OVERNIGHT TECH: Advertisers blamed for failed 'Do Not Track'

THE LEDE: Federal Trade Commission Chairman Jon Leibowitz is accusing advertisers of backing away from their promise to allow users to opt out of online tracking

Leibowitz told The Wall Street Journal on Tuesday that the advertising industry “appears to be backing off from its commitments.”

ADVERTISEMENT
At a high-profile event at the White House in February, all of the major Web browsers promised to create a "Do Not Track" feature, and the leading advertisers said that by the end of the year, they would stop displaying targeted ads to users who had selected the feature in their browsers.

But the agreement has broken down over the details of how Do Not Track would work. Advertisers are insisting on exceptions for "market research," "product development," "system management" and other purposes.

Leibowitz told the Journal that the exceptions would create “a loophole to Do Not Track that you could drive a virtual truck through.”

He said he is still hoping that privacy groups and advertisers will be able to reach an agreement at a World Wide Web Consortium (W3C) meeting in Amsterdam this week. 

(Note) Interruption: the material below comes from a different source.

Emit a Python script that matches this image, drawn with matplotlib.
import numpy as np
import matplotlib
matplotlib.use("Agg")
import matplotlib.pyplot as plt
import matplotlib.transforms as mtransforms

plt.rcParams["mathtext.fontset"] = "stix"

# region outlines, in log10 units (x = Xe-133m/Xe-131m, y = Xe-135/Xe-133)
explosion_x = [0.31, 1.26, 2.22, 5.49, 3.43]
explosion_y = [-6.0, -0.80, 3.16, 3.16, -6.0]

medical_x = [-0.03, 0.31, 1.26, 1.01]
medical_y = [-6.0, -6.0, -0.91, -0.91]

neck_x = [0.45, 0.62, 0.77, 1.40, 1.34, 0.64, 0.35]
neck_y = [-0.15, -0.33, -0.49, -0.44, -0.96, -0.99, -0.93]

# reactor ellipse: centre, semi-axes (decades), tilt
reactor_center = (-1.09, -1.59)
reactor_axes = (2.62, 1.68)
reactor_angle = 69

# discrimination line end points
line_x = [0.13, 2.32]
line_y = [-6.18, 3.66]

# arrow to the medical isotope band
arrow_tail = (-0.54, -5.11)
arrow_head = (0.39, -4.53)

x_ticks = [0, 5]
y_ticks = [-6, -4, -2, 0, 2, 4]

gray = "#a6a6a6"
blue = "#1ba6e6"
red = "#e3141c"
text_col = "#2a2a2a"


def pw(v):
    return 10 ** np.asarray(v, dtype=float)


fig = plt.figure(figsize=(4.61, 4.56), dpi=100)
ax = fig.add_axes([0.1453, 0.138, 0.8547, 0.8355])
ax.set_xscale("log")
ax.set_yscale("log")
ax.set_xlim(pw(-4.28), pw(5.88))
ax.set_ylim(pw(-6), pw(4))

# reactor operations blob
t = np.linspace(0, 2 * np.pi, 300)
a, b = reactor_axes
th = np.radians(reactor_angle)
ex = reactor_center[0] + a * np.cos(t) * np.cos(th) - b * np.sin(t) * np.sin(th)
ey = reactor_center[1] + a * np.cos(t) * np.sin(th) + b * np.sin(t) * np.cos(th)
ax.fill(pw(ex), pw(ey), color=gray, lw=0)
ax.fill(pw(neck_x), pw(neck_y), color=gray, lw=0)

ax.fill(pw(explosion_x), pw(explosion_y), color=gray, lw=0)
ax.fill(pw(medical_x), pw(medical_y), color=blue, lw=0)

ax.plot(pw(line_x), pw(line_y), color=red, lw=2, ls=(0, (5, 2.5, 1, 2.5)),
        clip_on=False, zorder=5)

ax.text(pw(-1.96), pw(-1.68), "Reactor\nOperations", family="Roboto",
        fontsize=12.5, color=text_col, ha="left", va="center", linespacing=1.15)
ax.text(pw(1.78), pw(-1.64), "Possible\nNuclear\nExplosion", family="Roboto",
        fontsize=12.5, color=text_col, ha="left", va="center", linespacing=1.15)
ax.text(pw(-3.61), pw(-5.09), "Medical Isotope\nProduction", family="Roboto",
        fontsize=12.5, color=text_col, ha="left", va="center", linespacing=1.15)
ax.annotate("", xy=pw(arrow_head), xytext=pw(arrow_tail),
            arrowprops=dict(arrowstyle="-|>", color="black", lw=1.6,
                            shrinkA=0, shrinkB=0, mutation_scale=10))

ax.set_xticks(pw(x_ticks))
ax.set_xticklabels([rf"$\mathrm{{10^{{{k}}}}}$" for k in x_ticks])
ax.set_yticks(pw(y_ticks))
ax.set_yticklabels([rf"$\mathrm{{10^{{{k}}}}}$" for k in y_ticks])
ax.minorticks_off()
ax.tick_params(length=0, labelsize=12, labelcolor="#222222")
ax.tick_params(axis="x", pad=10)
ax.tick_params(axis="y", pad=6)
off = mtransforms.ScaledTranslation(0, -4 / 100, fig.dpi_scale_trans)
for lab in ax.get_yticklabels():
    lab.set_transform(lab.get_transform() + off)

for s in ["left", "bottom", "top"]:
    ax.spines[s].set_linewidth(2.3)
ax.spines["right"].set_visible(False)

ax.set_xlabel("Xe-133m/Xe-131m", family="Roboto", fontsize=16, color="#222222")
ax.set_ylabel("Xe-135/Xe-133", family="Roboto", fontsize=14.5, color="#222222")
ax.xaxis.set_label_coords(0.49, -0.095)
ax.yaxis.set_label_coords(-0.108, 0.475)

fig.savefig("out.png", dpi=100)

But the Digital Advertising Alliance sent a letter to the W3C on Tuesday, ripping the proposed Do Not Track standards.

ADVERTISEMENT
"The public interest is not served by this expansion of the W3C’s efforts, especially because the method by which the W3C is seeking to achieve results is not through consensus and gives all stakeholders equal standing in the process regardless of whether or not certain groups play a disproportionately large role in the Internet ecosystem," the advertising group wrote. "This flawed approach will result in an outcome that will significantly undermine the Internet and existing consumer benefits."

FTC to announce computer scam crackdown: The Federal Trade Commission will announce a crackdown on a "massive" international computer tech scam on Wednesday morning, officials said.

The scam swindled tens of thousands of consumers in six countries, according to the media advisory. FTC Chairman Jon Leibowitz will join a senior Microsoft executive and officials from Canada and Australia to make the announcement.

Commerce partners with Cornell: The Commerce Department announced a partnership with Cornell University on Tuesday to develop new technologies.

A permanent Commerce official will work from Cornell's New York City Tech Campus to help students and researchers bring new products to market.

“Staying on the cutting edge of innovation is critical to this nation’s long-term competitiveness, and the Obama administration is committed to ensuring that American entrepreneurs have the resources they need to bring their ideas to market,” Acting Commerce Secretary Rebecca Blank said in a statement. “The resources we’ll provide at Cornell University’s New York City Tech campus are a natural extension of the Administration’s commitment to removing the barriers that get in the way of more jobs and more innovation."

Republicans oppose cybersecurity order: A group of Senate Republicans urged President Obama on Tuesday not to issue an executive order on cybersecurity, arguing that only congressional action can adequately protect the nation's computer systems.

The letter was signed by Sens. John McCain (R-Ariz.), Kay Bailey Hutchison (R-Texas), Dan Coats (R-Ind.), Saxby Chambliss (R-Ga.), Jon Kyl (R-Ariz.) and Roy Blunt (R-Mo.).

T-Mobile may merge with MetroPCS: Deutsche Telekom, the parent company of T-Mobile, said on Tuesday that it is in talks to buy MetroPCS.

The move would boost the size of T-Mobile, the fourth largest wireless carrier, as it tries to take on dominant competitors AT&T and Verizon.

FTC wins $163 million fine over fake viruses: A federal court fined a woman $163 million on Tuesday for tricking people into thinking their computers were infected with viruses and then selling them software to fix the non-existent problem.

FCC fines calling card company: The Federal Communications Commission issued a $5 million fine on Tuesday against NobelTel, claiming the prepaid calling card company deceived consumers.

The FCC's Enforcement Bureau has cracked down on deceptive marketing for calling cards in the past year, issuing $30 million in fines against six companies.